__GIVEN INSTRUCTION__: Using the listing below, report all lines holding the word "this".

__SUPPLIED ENTRIES__:
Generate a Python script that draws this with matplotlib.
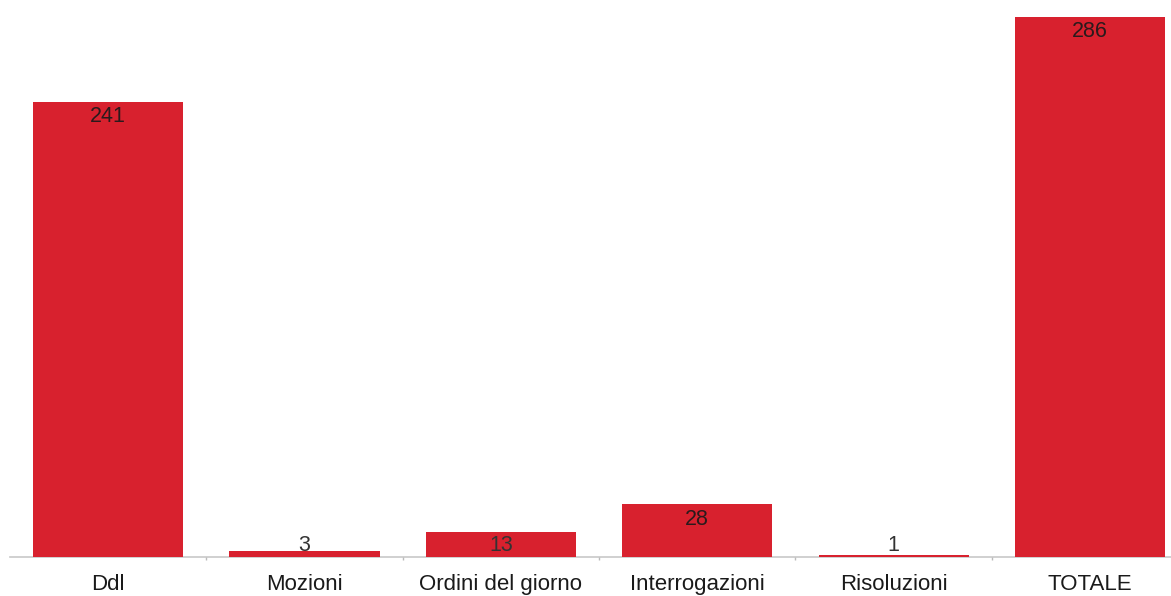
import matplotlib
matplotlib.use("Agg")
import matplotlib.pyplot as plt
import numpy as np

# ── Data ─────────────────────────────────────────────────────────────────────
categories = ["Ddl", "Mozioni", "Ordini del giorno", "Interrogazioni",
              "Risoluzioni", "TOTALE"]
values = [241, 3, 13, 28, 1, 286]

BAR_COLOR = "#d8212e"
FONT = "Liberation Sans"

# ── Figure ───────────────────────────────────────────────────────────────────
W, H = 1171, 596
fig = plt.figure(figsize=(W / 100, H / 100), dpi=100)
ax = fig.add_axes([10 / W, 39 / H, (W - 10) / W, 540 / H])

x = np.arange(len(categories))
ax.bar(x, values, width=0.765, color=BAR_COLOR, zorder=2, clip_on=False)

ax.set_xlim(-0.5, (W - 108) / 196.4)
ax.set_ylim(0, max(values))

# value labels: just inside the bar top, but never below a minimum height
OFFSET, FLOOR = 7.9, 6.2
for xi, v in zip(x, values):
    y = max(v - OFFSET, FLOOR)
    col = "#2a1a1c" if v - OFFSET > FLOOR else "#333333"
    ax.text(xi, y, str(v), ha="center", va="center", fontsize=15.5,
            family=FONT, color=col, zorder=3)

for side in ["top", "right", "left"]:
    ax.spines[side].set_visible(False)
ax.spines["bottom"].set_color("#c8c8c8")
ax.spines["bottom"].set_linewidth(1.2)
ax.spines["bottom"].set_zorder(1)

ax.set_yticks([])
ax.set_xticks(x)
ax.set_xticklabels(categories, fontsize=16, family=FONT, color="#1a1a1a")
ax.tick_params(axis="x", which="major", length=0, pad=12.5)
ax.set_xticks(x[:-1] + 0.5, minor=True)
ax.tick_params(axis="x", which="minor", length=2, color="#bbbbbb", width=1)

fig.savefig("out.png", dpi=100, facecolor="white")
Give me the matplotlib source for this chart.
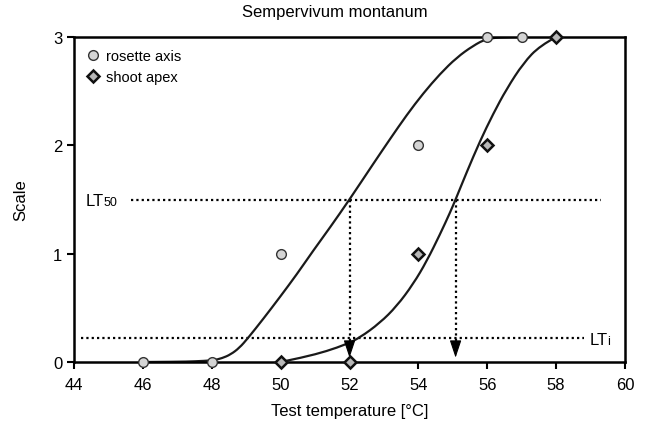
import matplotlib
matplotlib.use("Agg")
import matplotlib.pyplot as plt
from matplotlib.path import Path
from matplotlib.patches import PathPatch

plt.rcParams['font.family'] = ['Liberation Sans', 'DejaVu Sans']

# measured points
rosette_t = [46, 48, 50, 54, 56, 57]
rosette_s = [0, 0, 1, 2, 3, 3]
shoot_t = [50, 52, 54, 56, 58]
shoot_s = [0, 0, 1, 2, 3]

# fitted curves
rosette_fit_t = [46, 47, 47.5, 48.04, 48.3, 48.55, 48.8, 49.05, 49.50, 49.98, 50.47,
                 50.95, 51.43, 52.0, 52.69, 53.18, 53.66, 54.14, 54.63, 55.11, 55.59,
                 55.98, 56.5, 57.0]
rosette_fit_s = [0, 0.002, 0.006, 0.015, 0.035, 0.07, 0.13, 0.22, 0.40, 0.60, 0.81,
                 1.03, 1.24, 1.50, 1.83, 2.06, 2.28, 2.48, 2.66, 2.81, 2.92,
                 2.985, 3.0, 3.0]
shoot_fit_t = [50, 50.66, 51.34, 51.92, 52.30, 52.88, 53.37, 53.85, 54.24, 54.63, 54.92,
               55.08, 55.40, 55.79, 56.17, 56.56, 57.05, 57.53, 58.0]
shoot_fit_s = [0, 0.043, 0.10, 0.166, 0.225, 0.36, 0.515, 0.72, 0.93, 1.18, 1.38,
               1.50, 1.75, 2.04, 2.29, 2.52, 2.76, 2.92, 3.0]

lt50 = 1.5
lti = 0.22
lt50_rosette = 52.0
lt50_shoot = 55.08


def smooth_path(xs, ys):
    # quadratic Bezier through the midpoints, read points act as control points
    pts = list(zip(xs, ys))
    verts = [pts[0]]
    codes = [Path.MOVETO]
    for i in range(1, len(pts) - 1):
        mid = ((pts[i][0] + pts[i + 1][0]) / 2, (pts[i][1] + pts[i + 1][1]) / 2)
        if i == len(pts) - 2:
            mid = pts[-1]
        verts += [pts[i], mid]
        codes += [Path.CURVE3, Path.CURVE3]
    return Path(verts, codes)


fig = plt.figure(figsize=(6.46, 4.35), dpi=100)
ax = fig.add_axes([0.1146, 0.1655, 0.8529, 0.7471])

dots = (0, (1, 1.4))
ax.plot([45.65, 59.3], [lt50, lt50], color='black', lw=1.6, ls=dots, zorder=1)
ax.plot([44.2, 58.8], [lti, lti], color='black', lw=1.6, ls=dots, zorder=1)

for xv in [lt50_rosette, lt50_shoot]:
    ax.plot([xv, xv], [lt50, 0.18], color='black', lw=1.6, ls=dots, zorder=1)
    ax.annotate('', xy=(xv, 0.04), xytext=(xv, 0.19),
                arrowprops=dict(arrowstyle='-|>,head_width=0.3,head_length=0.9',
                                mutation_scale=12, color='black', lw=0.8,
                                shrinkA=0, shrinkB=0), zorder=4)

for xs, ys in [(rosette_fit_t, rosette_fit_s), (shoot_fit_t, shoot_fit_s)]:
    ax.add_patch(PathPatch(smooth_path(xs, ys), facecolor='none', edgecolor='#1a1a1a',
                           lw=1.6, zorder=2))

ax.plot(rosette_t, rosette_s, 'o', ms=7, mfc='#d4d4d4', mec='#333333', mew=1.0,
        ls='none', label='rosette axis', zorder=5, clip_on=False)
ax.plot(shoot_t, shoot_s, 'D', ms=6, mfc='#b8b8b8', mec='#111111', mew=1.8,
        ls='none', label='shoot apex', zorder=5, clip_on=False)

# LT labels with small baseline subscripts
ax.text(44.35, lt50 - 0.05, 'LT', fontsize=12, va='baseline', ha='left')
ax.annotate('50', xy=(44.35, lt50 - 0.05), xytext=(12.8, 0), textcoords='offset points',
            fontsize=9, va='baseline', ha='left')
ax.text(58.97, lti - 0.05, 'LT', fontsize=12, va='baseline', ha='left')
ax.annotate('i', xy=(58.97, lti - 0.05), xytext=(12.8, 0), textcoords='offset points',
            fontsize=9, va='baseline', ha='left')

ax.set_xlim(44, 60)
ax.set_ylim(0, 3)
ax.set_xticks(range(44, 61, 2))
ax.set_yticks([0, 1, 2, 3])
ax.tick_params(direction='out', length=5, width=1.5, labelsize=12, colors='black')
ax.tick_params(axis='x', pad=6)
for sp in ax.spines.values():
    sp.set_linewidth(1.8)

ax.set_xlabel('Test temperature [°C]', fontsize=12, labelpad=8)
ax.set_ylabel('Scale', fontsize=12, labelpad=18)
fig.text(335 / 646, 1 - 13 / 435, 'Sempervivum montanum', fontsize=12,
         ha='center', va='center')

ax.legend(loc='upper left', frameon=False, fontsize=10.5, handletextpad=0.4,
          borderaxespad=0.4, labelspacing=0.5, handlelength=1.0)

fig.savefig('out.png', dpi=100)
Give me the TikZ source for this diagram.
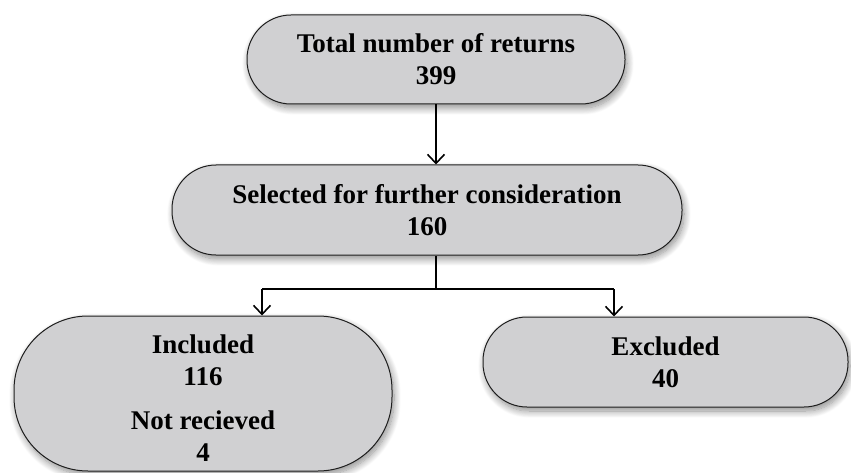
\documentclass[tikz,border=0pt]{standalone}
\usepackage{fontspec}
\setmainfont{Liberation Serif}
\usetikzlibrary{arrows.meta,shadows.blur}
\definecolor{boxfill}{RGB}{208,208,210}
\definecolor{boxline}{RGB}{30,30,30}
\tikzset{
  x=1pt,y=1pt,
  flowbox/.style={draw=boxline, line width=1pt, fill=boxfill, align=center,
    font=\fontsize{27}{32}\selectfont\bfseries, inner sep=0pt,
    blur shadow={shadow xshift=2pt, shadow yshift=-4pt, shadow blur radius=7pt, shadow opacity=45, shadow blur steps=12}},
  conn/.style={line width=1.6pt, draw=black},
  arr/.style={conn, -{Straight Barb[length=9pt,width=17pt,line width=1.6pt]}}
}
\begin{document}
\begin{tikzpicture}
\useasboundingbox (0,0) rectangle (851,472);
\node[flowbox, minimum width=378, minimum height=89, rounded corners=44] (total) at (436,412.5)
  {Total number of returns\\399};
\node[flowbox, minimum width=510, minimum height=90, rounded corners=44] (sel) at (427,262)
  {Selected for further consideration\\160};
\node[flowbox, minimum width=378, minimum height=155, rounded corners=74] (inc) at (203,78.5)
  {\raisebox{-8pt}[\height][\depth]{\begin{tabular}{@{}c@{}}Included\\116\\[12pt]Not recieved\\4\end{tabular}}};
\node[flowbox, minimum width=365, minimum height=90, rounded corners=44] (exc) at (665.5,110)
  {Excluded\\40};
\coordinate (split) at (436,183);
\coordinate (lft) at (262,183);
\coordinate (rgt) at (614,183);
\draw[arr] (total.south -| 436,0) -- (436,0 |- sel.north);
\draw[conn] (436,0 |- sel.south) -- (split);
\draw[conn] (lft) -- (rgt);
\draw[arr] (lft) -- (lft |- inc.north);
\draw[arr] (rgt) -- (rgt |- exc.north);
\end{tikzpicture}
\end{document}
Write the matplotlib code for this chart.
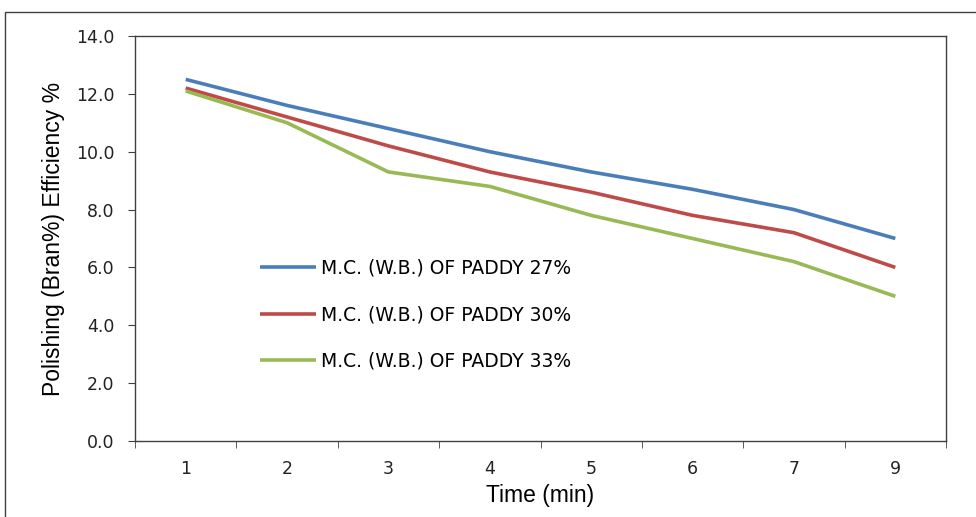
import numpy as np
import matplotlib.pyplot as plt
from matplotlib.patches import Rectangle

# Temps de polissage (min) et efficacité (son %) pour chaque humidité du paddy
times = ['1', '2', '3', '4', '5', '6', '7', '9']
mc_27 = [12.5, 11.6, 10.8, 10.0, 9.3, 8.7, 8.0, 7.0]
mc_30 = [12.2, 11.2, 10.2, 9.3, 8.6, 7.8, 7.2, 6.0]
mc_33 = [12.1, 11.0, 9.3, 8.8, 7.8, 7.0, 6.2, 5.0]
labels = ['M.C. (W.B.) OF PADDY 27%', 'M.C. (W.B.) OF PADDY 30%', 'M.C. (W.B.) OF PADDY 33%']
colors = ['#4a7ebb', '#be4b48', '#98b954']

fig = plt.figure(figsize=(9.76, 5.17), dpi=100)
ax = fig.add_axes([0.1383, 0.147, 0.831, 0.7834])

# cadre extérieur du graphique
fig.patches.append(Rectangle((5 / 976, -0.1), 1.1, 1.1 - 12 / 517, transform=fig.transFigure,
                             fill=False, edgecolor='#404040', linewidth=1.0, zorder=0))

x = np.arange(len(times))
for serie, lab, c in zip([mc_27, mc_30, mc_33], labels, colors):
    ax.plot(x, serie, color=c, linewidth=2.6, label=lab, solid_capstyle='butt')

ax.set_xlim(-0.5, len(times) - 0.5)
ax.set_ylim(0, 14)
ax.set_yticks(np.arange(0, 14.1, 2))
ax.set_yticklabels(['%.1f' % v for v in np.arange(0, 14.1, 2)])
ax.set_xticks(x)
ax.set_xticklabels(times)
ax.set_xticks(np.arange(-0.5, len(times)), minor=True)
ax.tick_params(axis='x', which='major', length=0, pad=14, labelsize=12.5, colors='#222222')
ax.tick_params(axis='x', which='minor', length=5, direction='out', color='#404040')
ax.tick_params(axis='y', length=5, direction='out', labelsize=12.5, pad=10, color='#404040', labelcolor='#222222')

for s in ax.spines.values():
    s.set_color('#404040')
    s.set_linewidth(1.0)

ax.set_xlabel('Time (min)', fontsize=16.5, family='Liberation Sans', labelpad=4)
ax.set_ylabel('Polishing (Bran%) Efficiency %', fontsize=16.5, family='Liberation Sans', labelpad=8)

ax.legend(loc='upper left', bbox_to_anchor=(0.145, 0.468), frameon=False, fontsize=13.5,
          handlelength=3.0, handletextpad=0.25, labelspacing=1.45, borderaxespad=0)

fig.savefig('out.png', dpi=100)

__RESPONSE TO THE TASK__:
Generate a Python script that draws this with matplotlib.
Give me the matplotlib source for this chart.
Give me the TikZ source for this diagram.
Write the matplotlib code for this chart.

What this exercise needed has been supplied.